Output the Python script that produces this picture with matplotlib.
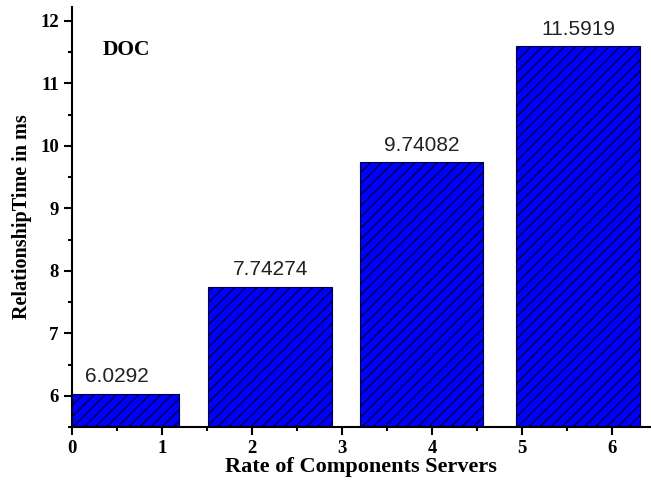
import matplotlib
matplotlib.use("Agg")
import matplotlib.pyplot as plt
from matplotlib.ticker import MultipleLocator

positions = [0.5, 2.2, 3.88, 5.62]
values = [6.0292, 7.74274, 9.74082, 11.5919]
labels = ["6.0292", "7.74274", "9.74082", "11.5919"]

plt.rcParams['hatch.linewidth'] = 1.0
plt.rcParams['hatch.color'] = '#000080'

fig = plt.figure(figsize=(6.51, 4.87), dpi=100)
ax = fig.add_axes([0.1106, 0.1232, 0.888, 0.862])

bars = ax.bar(positions, values, width=1.37, color='#0000ff', edgecolor='#000040',
              linewidth=0.8, hatch='///', bottom=0)
for p, v, t in zip(positions, values, labels):
    ax.text(p, v + 0.12, t, ha='center', va='bottom',
            fontsize=15, family='Liberation Sans', color='#222222')

ax.set_xlim(0, 6.42)
ax.set_ylim(5.5, 12.22)
ax.xaxis.set_major_locator(MultipleLocator(1))
ax.xaxis.set_minor_locator(MultipleLocator(0.5))
ax.yaxis.set_major_locator(MultipleLocator(1))
ax.yaxis.set_minor_locator(MultipleLocator(0.5))
for s in ['top', 'right']:
    ax.spines[s].set_visible(False)
for s in ['left', 'bottom']:
    ax.spines[s].set_linewidth(1.5)
ax.tick_params(which='major', direction='out', length=5.5, width=1.5, pad=4)
ax.tick_params(which='minor', direction='out', length=3, width=1.5)
for lab in ax.get_xticklabels() + ax.get_yticklabels():
    lab.set_family('Liberation Serif')
    lab.set_fontweight('bold')
    lab.set_fontsize(13.5)

ax.set_xlabel('Rate of Components Servers', family='Liberation Serif', fontweight='bold',
              fontsize=16, labelpad=0)
ax.set_ylabel('RelationshipTime in ms', family='Liberation Serif', fontweight='bold',
              fontsize=14.5, labelpad=6)
ax.text(0.34, 11.54, 'DOC', family='Liberation Serif', fontweight='bold', fontsize=15.5,
        ha='left', va='center')

fig.savefig('out.png', dpi=100)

WRITTEN EXERCISE
Quote the data exactly, leaving every image out of the copy.

CORRECT OUTPUT
Output the Python script that produces this picture with matplotlib.
import matplotlib
matplotlib.use("Agg")
import matplotlib.pyplot as plt
from matplotlib.ticker import MultipleLocator

positions = [0.5, 2.2, 3.88, 5.62]
values = [6.0292, 7.74274, 9.74082, 11.5919]
labels = ["6.0292", "7.74274", "9.74082", "11.5919"]

plt.rcParams['hatch.linewidth'] = 1.0
plt.rcParams['hatch.color'] = '#000080'

fig = plt.figure(figsize=(6.51, 4.87), dpi=100)
ax = fig.add_axes([0.1106, 0.1232, 0.888, 0.862])

bars = ax.bar(positions, values, width=1.37, color='#0000ff', edgecolor='#000040',
              linewidth=0.8, hatch='///', bottom=0)
for p, v, t in zip(positions, values, labels):
    ax.text(p, v + 0.12, t, ha='center', va='bottom',
            fontsize=15, family='Liberation Sans', color='#222222')

ax.set_xlim(0, 6.42)
ax.set_ylim(5.5, 12.22)
ax.xaxis.set_major_locator(MultipleLocator(1))
ax.xaxis.set_minor_locator(MultipleLocator(0.5))
ax.yaxis.set_major_locator(MultipleLocator(1))
ax.yaxis.set_minor_locator(MultipleLocator(0.5))
for s in ['top', 'right']:
    ax.spines[s].set_visible(False)
for s in ['left', 'bottom']:
    ax.spines[s].set_linewidth(1.5)
ax.tick_params(which='major', direction='out', length=5.5, width=1.5, pad=4)
ax.tick_params(which='minor', direction='out', length=3, width=1.5)
for lab in ax.get_xticklabels() + ax.get_yticklabels():
    lab.set_family('Liberation Serif')
    lab.set_fontweight('bold')
    lab.set_fontsize(13.5)

ax.set_xlabel('Rate of Components Servers', family='Liberation Serif', fontweight='bold',
              fontsize=16, labelpad=0)
ax.set_ylabel('RelationshipTime in ms', family='Liberation Serif', fontweight='bold',
              fontsize=14.5, labelpad=6)
ax.text(0.34, 11.54, 'DOC', family='Liberation Serif', fontweight='bold', fontsize=15.5,
        ha='left', va='center')

fig.savefig('out.png', dpi=100)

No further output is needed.